Moreover, while there is no perceptible gap in existing laws, federal regulators, with an eye toward the needs of a national marketplace, nonetheless have crafted and are imposing a comprehensive set of additional regulations in response to the scandals. These new regulations are designed, as I said, to enhance the accountability and transparency of funds.
It bears noting that strong, corrective market forces have been at work as well, exacting a high toll on those companies implicated in the scandal, in the form of lost assets and investor loyalty. For example, companies named in investigations or enforcement actions during the last four months of 2003 experienced a combined outflow of $9.4 billion per month in their bond and stock funds from September through March of this year. In contrast, other companies not named in any enforcement proceedings registered a combined in-flow of $35.3 billion per month over the same period.
Third, in my judgment, the mutual fund industry’s recent experience demonstrates the soundness of the policy for shared federal-state oversight of mutual funds that Congress adopted in the National Securities Market Improvement Act of 1996 (NSMIA). There is a saying in Washington that where you stand is where you sit – and I submit my point of view while recognizing some of you may see things differently.

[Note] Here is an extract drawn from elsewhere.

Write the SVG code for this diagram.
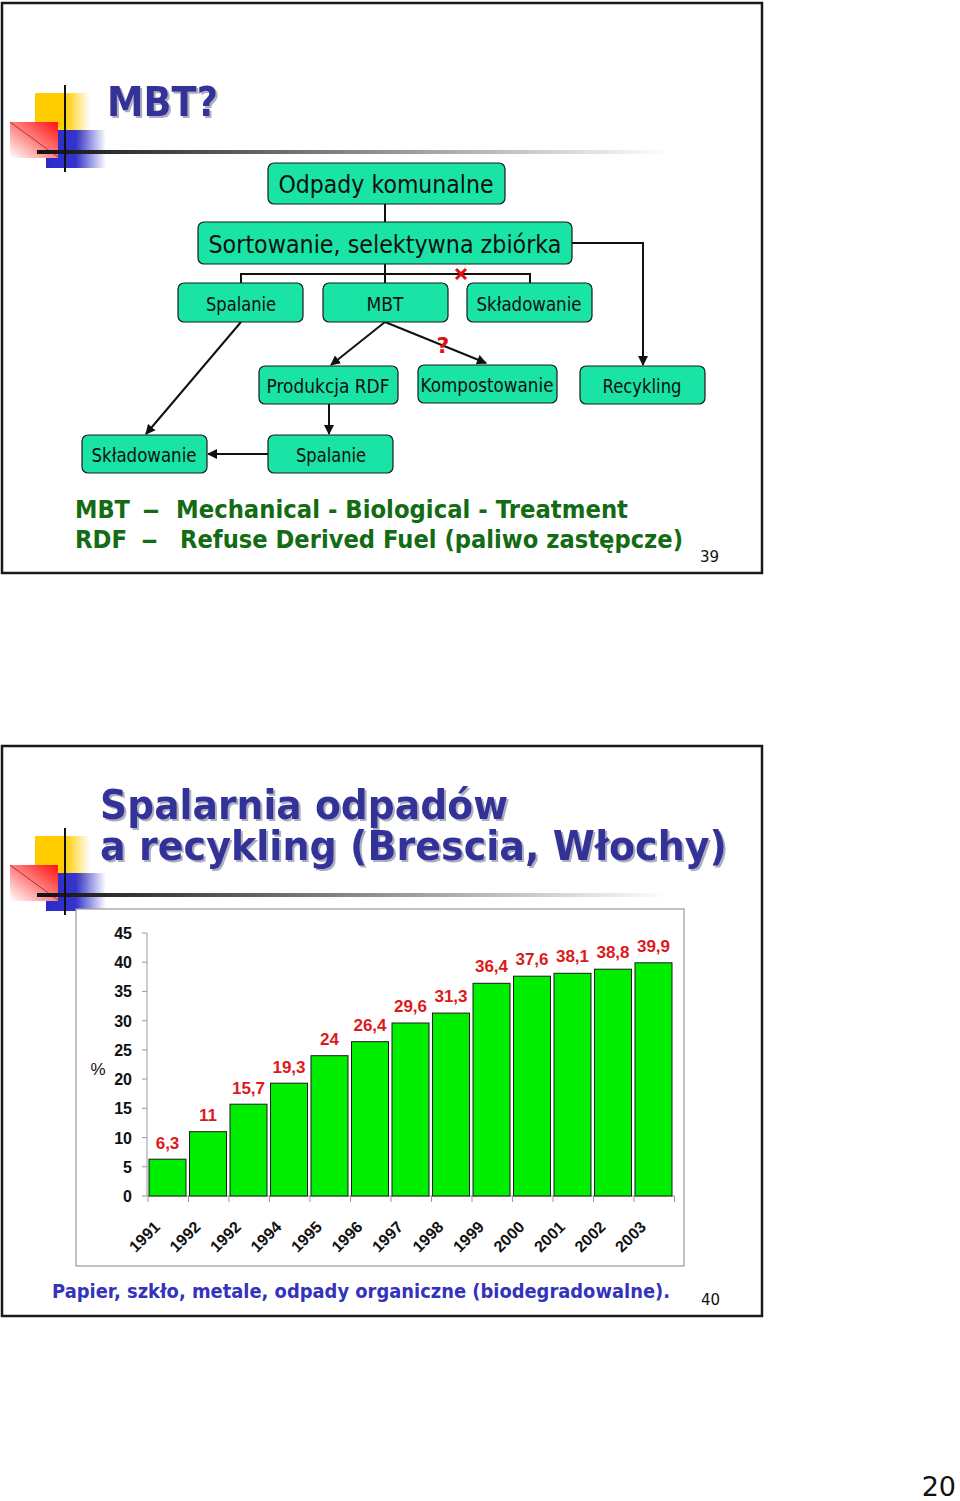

Having served as general counsel of the ICI during the 104th Congress, when NSMIA was considered and enacted, I was “present at the creation” of this statute and I have written about it at some length.* As you probably know, in NSMIA, Congress determined that mutual funds should be regulated exclusively by the SEC, while the state would retain only certain investigative and enforcement powers.
Congress came to this judgment in light of the national character of the market in which funds now operate and their importance in the economy overall. When signing NSMIA into law in October 1996, President Clinton likewise noted that the legislation represented a more efficient division of oversight responsibility and would assure that “[m]utual funds, which are sold nationally, will be regulated nationally.”
Under this new division of labor, NSMIA preserved the ability of the states “to investigate and bring enforcement actions with respect to fraud and deceit” or “unlawful conduct by a broker or dealer” in connection with sales of fund shares. At the same time, the Act foreclosed states from exercising any authority – whether by statute or administrative action – over the registration of mutual fund shares, the regulation of fund prospectuses and disclosure documents, or the operations of investment companies. Congress was aware that enforcement powers potentially may be used in a manner tantamount to regulation. For this reason, it directed that the states exercise their retained investigative and enforcement authority in a manner “consistent with” the broad pre-emptive policy of the Act.
Over the past year, state officials have wielded their remedial, “anti-fraud” authority to good effect – as they should and as NSMIA intended – in order to protect mutual fund investors in their jurisdictions. At the same time, the SEC has exercised its prescriptive, regulatory authority – as it should and as NSMIA also intended – to impose new, comprehensive nationwide standards on mutual funds in response to the scandal. In my judgment, the events of the past year have validated Congress’s design in NSMIA. To date, the scandal has not been – nor should it be-- the occasion for divergent and inconsistent regulatory responses by different states. Responses of this sort characterized state regulation of mutual funds prior to 1996 and ultimately led to the enactment of NSMIA.
Fourth, I believe in order to fulfill their respective roles under NSMIA, it is absolutely essential that the SEC and the states cooperate closely, both in the law enforcement realm and on matters of regulatory policy.
I recognize that the experience of state officials -- Attorneys General, Securities Commissioners, and others -- may suggest the desirability of modifying or adding to the body of mutual fund regulations in force through the SEC. This may include, for example, seeking to impose new disclosures to investors that a state official deems necessary or desirable to illuminate aspects of the fund or its advisor’s business practices. To advance the interests of fund investors most effectively, however, the framework established under NSMIA should be respected by operating to encourage a vigorous, continuing dialogue between the SEC and responsible state officials on issues of this kind.
The SEC, for its part, has proved highly receptive to improvements in fund regulation, especially in the area of disclosure practices.
In closing, let me emphasize our commitment to helping protect the interests of fund investors, in your states and nationwide. In the aftermath of the mutual fund scandal, there is much to be done to sustain confidence of fund shareholders. We welcome the opportunity to work with you toward this critically important objective.
* See generally, Mutual Funds, Investment Advisors and the National Securities Markets Improvement Act, 52 Bus. Lawyer 419 (1997) (with C. Tyle).